### Supplied material

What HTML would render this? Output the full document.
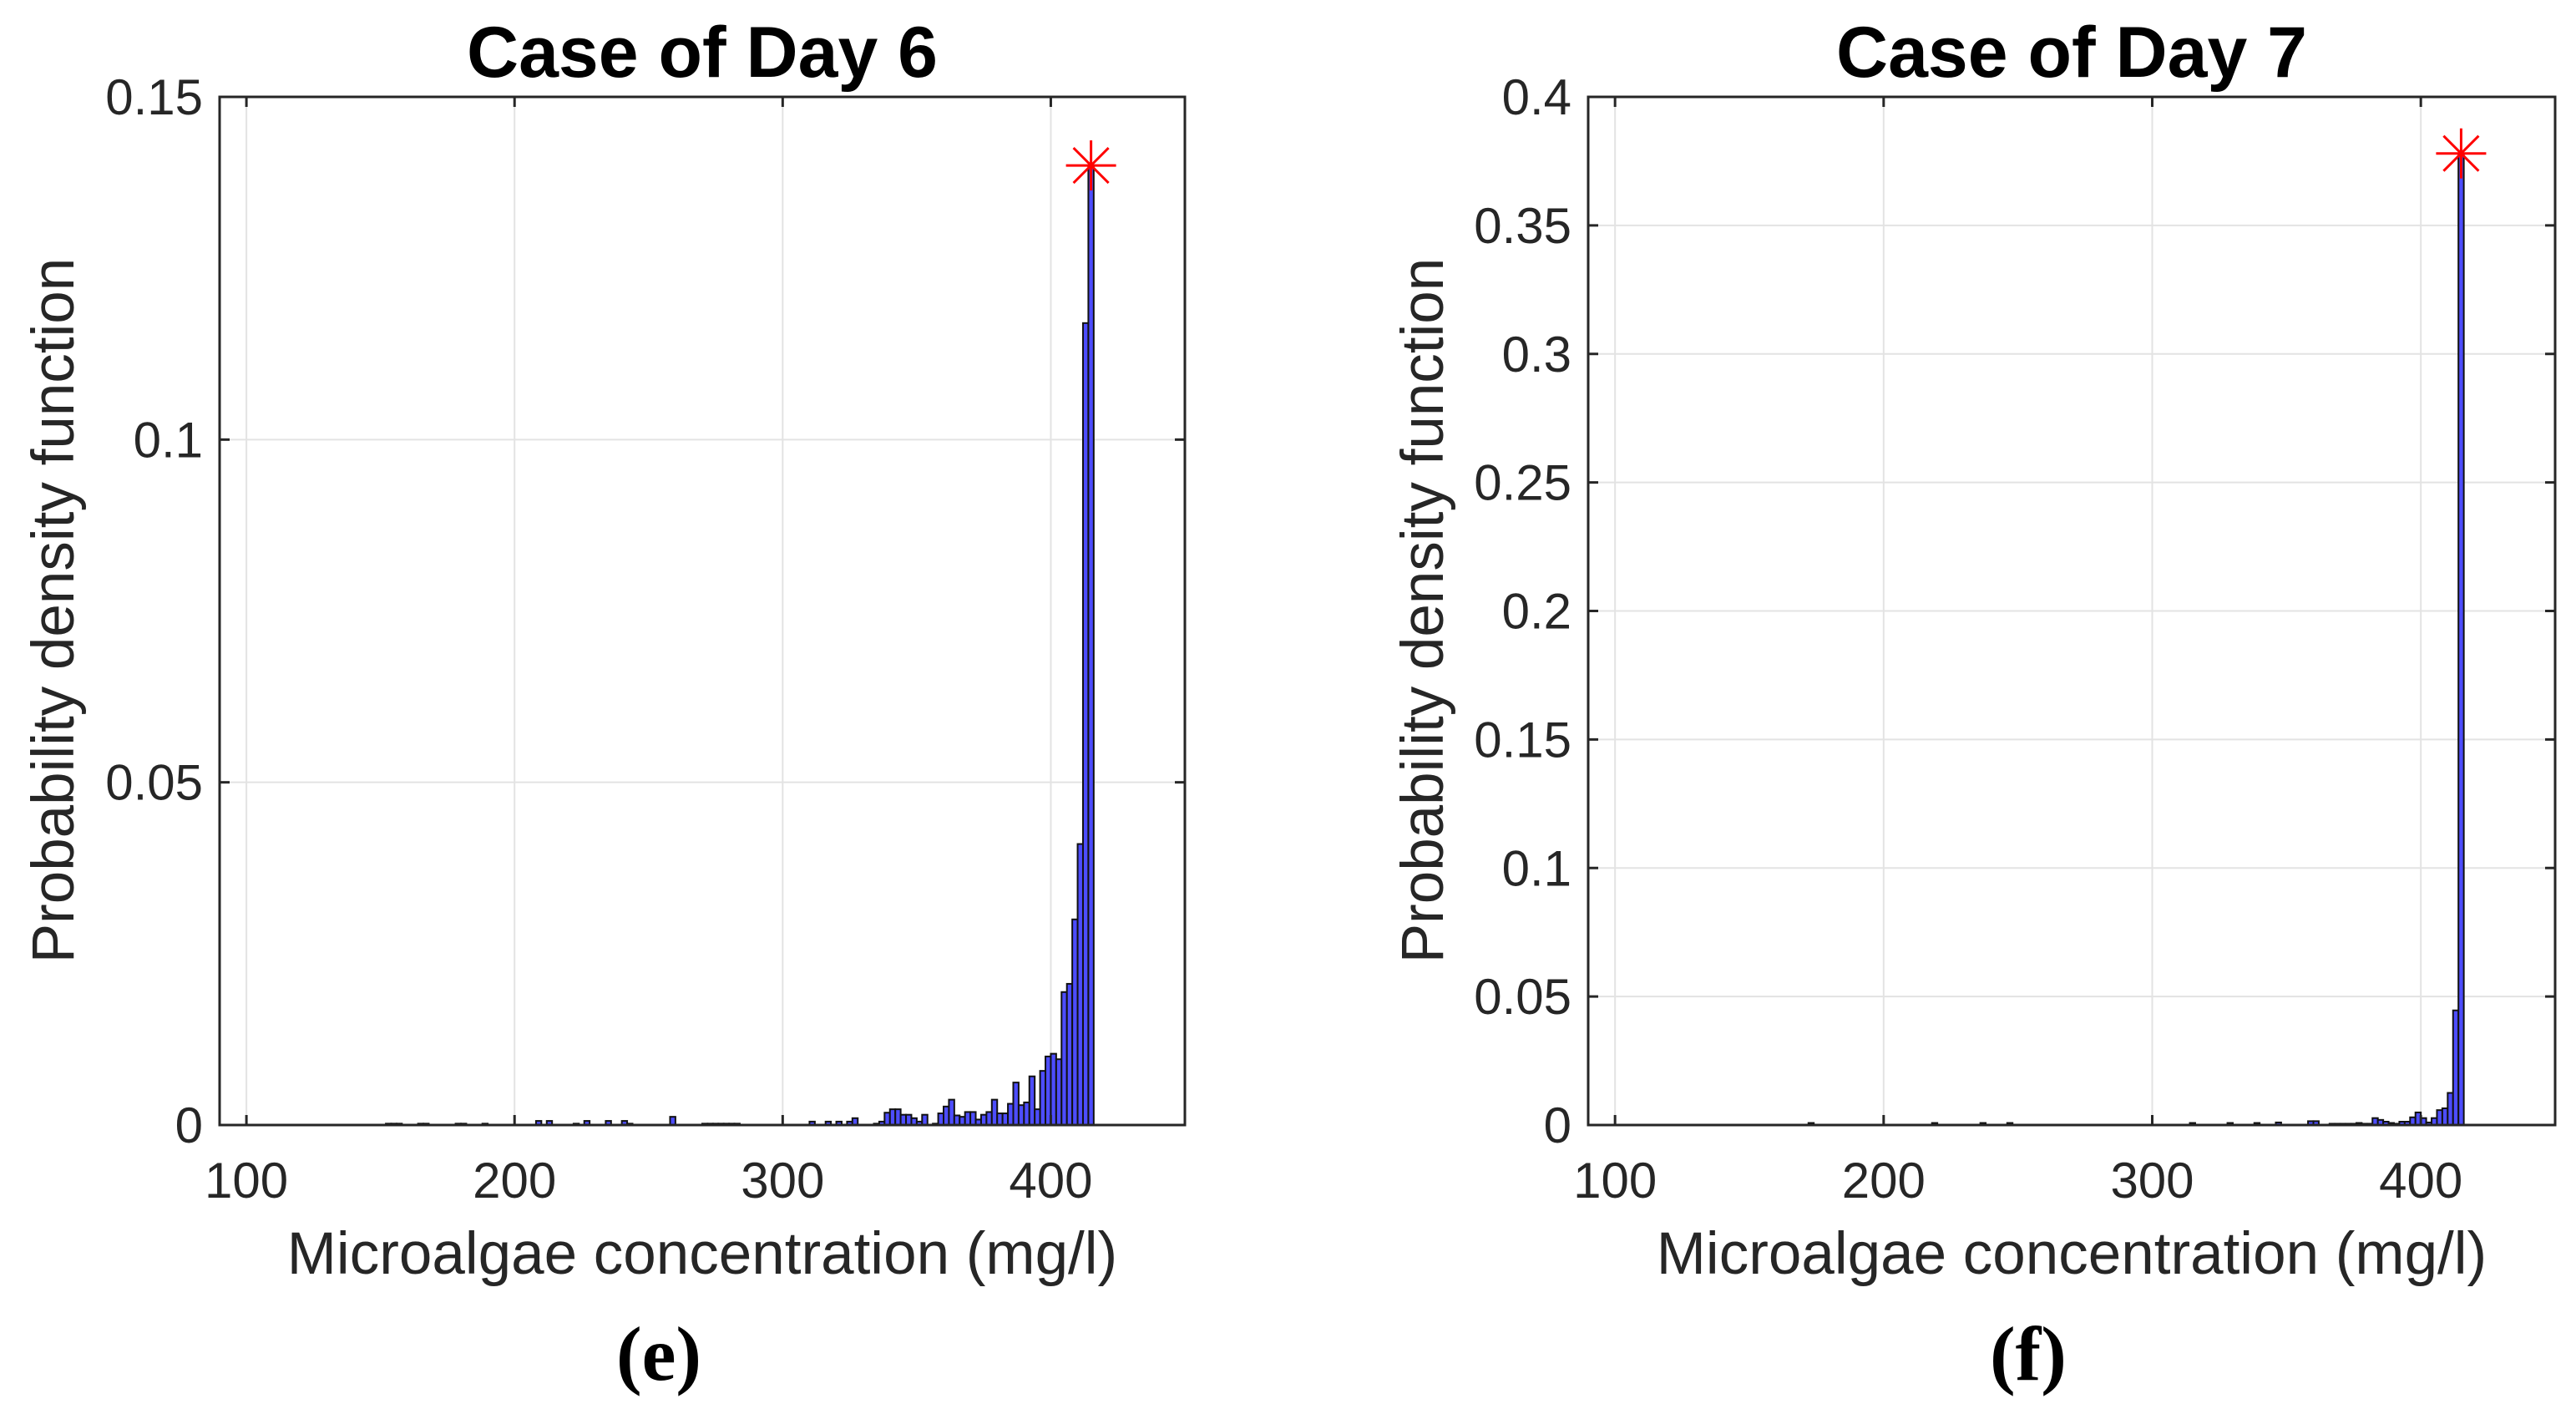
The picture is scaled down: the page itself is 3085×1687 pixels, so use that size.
<!DOCTYPE html>
<html><head><meta charset="utf-8"><style>
html,body{margin:0;padding:0;background:#fff;}
svg{display:block;}
</style></head><body>
<svg id="fig" width="3085" height="1687" viewBox="0 0 3085 1687" xmlns="http://www.w3.org/2000/svg" font-family="Liberation Sans, Arial, sans-serif"></svg>
<script>
// ---- data ----
const binWidth = 2;
// low-range scattered bins (start at 150)
const leftLowStart = 150;
const leftLowCounts = [
 0,0.0002,0.0002,0.0002,0,0,0,0.0002,0.0002,0,0,0,0,0,0.0002,0.0002,0,0,0,0.0002,0,
 0,0,0,0,0,0,0,0,0.0006,0,0.0006,0,0,0,0,0.0002,0,0.0006,0,0,0,0.0006,0,0,0.0006,0.0002,0,0,0,0,0,0,0,0.0012,0,0,0,0,0,0.0002,0.0002,0.0002,0.0002,0.0002,0.0002,0.0002
];
// high-range bins (end at 416)
const leftHighEnd = 416;
const leftHighCounts = [
 0.0005,0,0,0.0005,0,0.0005,0,0.0005,0.001,0,0,0,0.0002,0.0005,0.0018,0.0023,0.0023,0.0015,0.0015,0.001,0.0005,0.0015,0,0.0002,0.0017,0.0027,0.0037,0.0014,0.0012,0.0019,0.0019,0.0008,0.0015,0.0019,0.0037,0.0017,0.0017,0.0031,0.0062,0.0029,0.0033,0.0071,0.0023,0.0079,0.010,0.0104,0.0096,0.0194,0.0206,0.030,0.041,0.117,0.140
];
const rightBinStart = 150;
const rightCounts = [
 0,0,0,0,0,0,0,0,0,0,0,0.0008,0,0,0,0,0,0,0,0,0,0,0,0,0,0,0,0,0,0,0,0,0,0,0.0008,0,0,0,0,0,0,0,0,0.0008,0,0,0,0,0.0008,0,0,0,0,0,0,0,0,0,0,0,0,0,0,0,0,0,0,0,0,0,0,0,0,0,0,0,0,0,0,0,0,0,0.0008,0,0,0,0,0,0,0.0008,0,0,0,0,0.0008,
 0,0,0,0.001,0,0,0,0,0,0.0015,0.0015,0,0,0.0005,0.0005,0.0005,0.0005,0.0005,0.0008,0.0005,0.0005,0.0027,0.002,0.0013,0.0008,0.0005,0.0013,0.0013,0.003,0.0049,0.0027,0.001,0.0027,0.0058,0.0065,0.0125,0.0446,0.378
];
const xTicks = [100,200,300,400];
const leftYTicks = [0,0.05,0.1,0.15];
const leftYLabels = ['0','0.05','0.1','0.15'];
const rightYTicks = [0,0.05,0.1,0.15,0.2,0.25,0.3,0.35,0.4];
const rightYLabels = ['0','0.05','0.1','0.15','0.2','0.25','0.3','0.35','0.4'];
const leftPeak = [415, 0.140];
const rightPeak = [415, 0.378];

const NS='http://www.w3.org/2000/svg';
const svg=document.getElementById('fig');
function mk(tag,attrs,parent){const e=document.createElementNS(NS,tag);for(const k in attrs)e.setAttribute(k,attrs[k]);(parent||svg).appendChild(e);return e;}

function panel(cfg){
  const g=mk('g',{});
  
  
  const L=cfg.x0,R=cfg.x1,T=116,B=1347;
  const xs=v=>L+(v-90)/(450-90)*(R-L);
  const ys=v=>B-(v/cfg.ymax)*(B-T);
  xTicks.forEach(t=>{const l=mk('line',{x1:xs(t),x2:xs(t),y1:T,y2:B,stroke:'#e3e3e3','stroke-width':2},g);
    });
  cfg.yt.forEach(t=>{const l=mk('line',{x1:L,x2:R,y1:ys(t),y2:ys(t),stroke:'#e3e3e3','stroke-width':2},g);
    });
  cfg.series.forEach(sr=>{
    sr.counts.forEach((c,i)=>{
      if(c<=0)return;
      const a=sr.start+i*binWidth;
      const r=mk('rect',{x:xs(a),y:ys(c),width:xs(a+binWidth)-xs(a),height:B-ys(c),fill:'#4d4dff',stroke:'#111','stroke-width':2},g);
      
      
    });
  });
  const box=mk('rect',{x:L,y:T,width:R-L,height:B-T,fill:'none',stroke:'#262626','stroke-width':3},g);
  
  xTicks.forEach(t=>{
    mk('line',{x1:xs(t),x2:xs(t),y1:B,y2:B-12,stroke:'#262626','stroke-width':3},g);
    mk('line',{x1:xs(t),x2:xs(t),y1:T,y2:T+12,stroke:'#262626','stroke-width':3},g);
    const tx=mk('text',{x:xs(t),y:1434,'font-size':60,'text-anchor':'middle',fill:'#262626'},g);
    tx.textContent=t;
  });
  cfg.yt.forEach((t,i)=>{
    mk('line',{x1:L,x2:L+12,y1:ys(t),y2:ys(t),stroke:'#262626','stroke-width':3},g);
    mk('line',{x1:R,x2:R-12,y1:ys(t),y2:ys(t),stroke:'#262626','stroke-width':3},g);
    const tx=mk('text',{x:L-20,y:ys(t)+21,'font-size':60,'text-anchor':'end',fill:'#262626'},g);
    tx.textContent=cfg.yl[i];
  });
  const px=xs(cfg.peak[0]),py=ys(cfg.peak[1]),s=30,d=21;
  const st=mk('g',{stroke:'#ff0000','stroke-width':3},g);
  
  mk('line',{x1:px-s,x2:px+s,y1:py,y2:py},st);
  mk('line',{x1:px,x2:px,y1:py-s,y2:py+s},st);
  mk('line',{x1:px-d,x2:px+d,y1:py-d,y2:py+d},st);
  mk('line',{x1:px-d,x2:px+d,y1:py+d,y2:py-d},st);
  const cx=(L+R)/2;
  const ti=mk('text',{x:cx,y:92,'font-size':86,'font-weight':'bold','text-anchor':'middle',fill:'#000'},g);
  ti.textContent=cfg.title;
  const xl=mk('text',{x:cx,y:1525,'font-size':71,'text-anchor':'middle',fill:'#262626'},g);
  xl.textContent='Microalgae concentration (mg/l)';
  const yl=mk('text',{x:0,y:0,'font-size':71,'text-anchor':'middle',fill:'#262626',transform:`translate(${cfg.ylx},731) rotate(-90)`},g);
  yl.textContent='Probability density function';
  const pl=mk('text',{x:cx-52,y:1652,'font-size':92,'font-weight':'bold','font-family':'Liberation Serif, serif','text-anchor':'middle',fill:'#000'},g);
  pl.textContent=cfg.panel;
}
panel({name:'chart-day-6',x0:263,x1:1419,ymax:0.15,yt:leftYTicks,yl:leftYLabels,
  series:[{start:leftLowStart,counts:leftLowCounts},{start:leftHighEnd-leftHighCounts.length*binWidth,counts:leftHighCounts}],
  peak:leftPeak,title:'Case of Day 6',ylx:88,panel:'(e)'});
panel({name:'chart-day-7',x0:1902,x1:3060,ymax:0.4,yt:rightYTicks,yl:rightYLabels,
  series:[{start:rightBinStart,counts:rightCounts}],
  peak:rightPeak,title:'Case of Day 7',ylx:1728,panel:'(f)'});
</script>
</body></html>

### Written instruction
Print the whole listing above once more, word for word, without its pictures.

### Answer for this exercise
What HTML would render this? Output the full document.
The picture is scaled down: the page itself is 3085×1687 pixels, so use that size.
<!DOCTYPE html>
<html><head><meta charset="utf-8"><style>
html,body{margin:0;padding:0;background:#fff;}
svg{display:block;}
</style></head><body>
<svg id="fig" width="3085" height="1687" viewBox="0 0 3085 1687" xmlns="http://www.w3.org/2000/svg" font-family="Liberation Sans, Arial, sans-serif"></svg>
<script>
// ---- data ----
const binWidth = 2;
// low-range scattered bins (start at 150)
const leftLowStart = 150;
const leftLowCounts = [
 0,0.0002,0.0002,0.0002,0,0,0,0.0002,0.0002,0,0,0,0,0,0.0002,0.0002,0,0,0,0.0002,0,
 0,0,0,0,0,0,0,0,0.0006,0,0.0006,0,0,0,0,0.0002,0,0.0006,0,0,0,0.0006,0,0,0.0006,0.0002,0,0,0,0,0,0,0,0.0012,0,0,0,0,0,0.0002,0.0002,0.0002,0.0002,0.0002,0.0002,0.0002
];
// high-range bins (end at 416)
const leftHighEnd = 416;
const leftHighCounts = [
 0.0005,0,0,0.0005,0,0.0005,0,0.0005,0.001,0,0,0,0.0002,0.0005,0.0018,0.0023,0.0023,0.0015,0.0015,0.001,0.0005,0.0015,0,0.0002,0.0017,0.0027,0.0037,0.0014,0.0012,0.0019,0.0019,0.0008,0.0015,0.0019,0.0037,0.0017,0.0017,0.0031,0.0062,0.0029,0.0033,0.0071,0.0023,0.0079,0.010,0.0104,0.0096,0.0194,0.0206,0.030,0.041,0.117,0.140
];
const rightBinStart = 150;
const rightCounts = [
 0,0,0,0,0,0,0,0,0,0,0,0.0008,0,0,0,0,0,0,0,0,0,0,0,0,0,0,0,0,0,0,0,0,0,0,0.0008,0,0,0,0,0,0,0,0,0.0008,0,0,0,0,0.0008,0,0,0,0,0,0,0,0,0,0,0,0,0,0,0,0,0,0,0,0,0,0,0,0,0,0,0,0,0,0,0,0,0,0.0008,0,0,0,0,0,0,0.0008,0,0,0,0,0.0008,
 0,0,0,0.001,0,0,0,0,0,0.0015,0.0015,0,0,0.0005,0.0005,0.0005,0.0005,0.0005,0.0008,0.0005,0.0005,0.0027,0.002,0.0013,0.0008,0.0005,0.0013,0.0013,0.003,0.0049,0.0027,0.001,0.0027,0.0058,0.0065,0.0125,0.0446,0.378
];
const xTicks = [100,200,300,400];
const leftYTicks = [0,0.05,0.1,0.15];
const leftYLabels = ['0','0.05','0.1','0.15'];
const rightYTicks = [0,0.05,0.1,0.15,0.2,0.25,0.3,0.35,0.4];
const rightYLabels = ['0','0.05','0.1','0.15','0.2','0.25','0.3','0.35','0.4'];
const leftPeak = [415, 0.140];
const rightPeak = [415, 0.378];

const NS='http://www.w3.org/2000/svg';
const svg=document.getElementById('fig');
function mk(tag,attrs,parent){const e=document.createElementNS(NS,tag);for(const k in attrs)e.setAttribute(k,attrs[k]);(parent||svg).appendChild(e);return e;}

function panel(cfg){
  const g=mk('g',{});
  
  
  const L=cfg.x0,R=cfg.x1,T=116,B=1347;
  const xs=v=>L+(v-90)/(450-90)*(R-L);
  const ys=v=>B-(v/cfg.ymax)*(B-T);
  xTicks.forEach(t=>{const l=mk('line',{x1:xs(t),x2:xs(t),y1:T,y2:B,stroke:'#e3e3e3','stroke-width':2},g);
    });
  cfg.yt.forEach(t=>{const l=mk('line',{x1:L,x2:R,y1:ys(t),y2:ys(t),stroke:'#e3e3e3','stroke-width':2},g);
    });
  cfg.series.forEach(sr=>{
    sr.counts.forEach((c,i)=>{
      if(c<=0)return;
      const a=sr.start+i*binWidth;
      const r=mk('rect',{x:xs(a),y:ys(c),width:xs(a+binWidth)-xs(a),height:B-ys(c),fill:'#4d4dff',stroke:'#111','stroke-width':2},g);
      
      
    });
  });
  const box=mk('rect',{x:L,y:T,width:R-L,height:B-T,fill:'none',stroke:'#262626','stroke-width':3},g);
  
  xTicks.forEach(t=>{
    mk('line',{x1:xs(t),x2:xs(t),y1:B,y2:B-12,stroke:'#262626','stroke-width':3},g);
    mk('line',{x1:xs(t),x2:xs(t),y1:T,y2:T+12,stroke:'#262626','stroke-width':3},g);
    const tx=mk('text',{x:xs(t),y:1434,'font-size':60,'text-anchor':'middle',fill:'#262626'},g);
    tx.textContent=t;
  });
  cfg.yt.forEach((t,i)=>{
    mk('line',{x1:L,x2:L+12,y1:ys(t),y2:ys(t),stroke:'#262626','stroke-width':3},g);
    mk('line',{x1:R,x2:R-12,y1:ys(t),y2:ys(t),stroke:'#262626','stroke-width':3},g);
    const tx=mk('text',{x:L-20,y:ys(t)+21,'font-size':60,'text-anchor':'end',fill:'#262626'},g);
    tx.textContent=cfg.yl[i];
  });
  const px=xs(cfg.peak[0]),py=ys(cfg.peak[1]),s=30,d=21;
  const st=mk('g',{stroke:'#ff0000','stroke-width':3},g);
  
  mk('line',{x1:px-s,x2:px+s,y1:py,y2:py},st);
  mk('line',{x1:px,x2:px,y1:py-s,y2:py+s},st);
  mk('line',{x1:px-d,x2:px+d,y1:py-d,y2:py+d},st);
  mk('line',{x1:px-d,x2:px+d,y1:py+d,y2:py-d},st);
  const cx=(L+R)/2;
  const ti=mk('text',{x:cx,y:92,'font-size':86,'font-weight':'bold','text-anchor':'middle',fill:'#000'},g);
  ti.textContent=cfg.title;
  const xl=mk('text',{x:cx,y:1525,'font-size':71,'text-anchor':'middle',fill:'#262626'},g);
  xl.textContent='Microalgae concentration (mg/l)';
  const yl=mk('text',{x:0,y:0,'font-size':71,'text-anchor':'middle',fill:'#262626',transform:`translate(${cfg.ylx},731) rotate(-90)`},g);
  yl.textContent='Probability density function';
  const pl=mk('text',{x:cx-52,y:1652,'font-size':92,'font-weight':'bold','font-family':'Liberation Serif, serif','text-anchor':'middle',fill:'#000'},g);
  pl.textContent=cfg.panel;
}
panel({name:'chart-day-6',x0:263,x1:1419,ymax:0.15,yt:leftYTicks,yl:leftYLabels,
  series:[{start:leftLowStart,counts:leftLowCounts},{start:leftHighEnd-leftHighCounts.length*binWidth,counts:leftHighCounts}],
  peak:leftPeak,title:'Case of Day 6',ylx:88,panel:'(e)'});
panel({name:'chart-day-7',x0:1902,x1:3060,ymax:0.4,yt:rightYTicks,yl:rightYLabels,
  series:[{start:rightBinStart,counts:rightCounts}],
  peak:rightPeak,title:'Case of Day 7',ylx:1728,panel:'(f)'});
</script>
</body></html>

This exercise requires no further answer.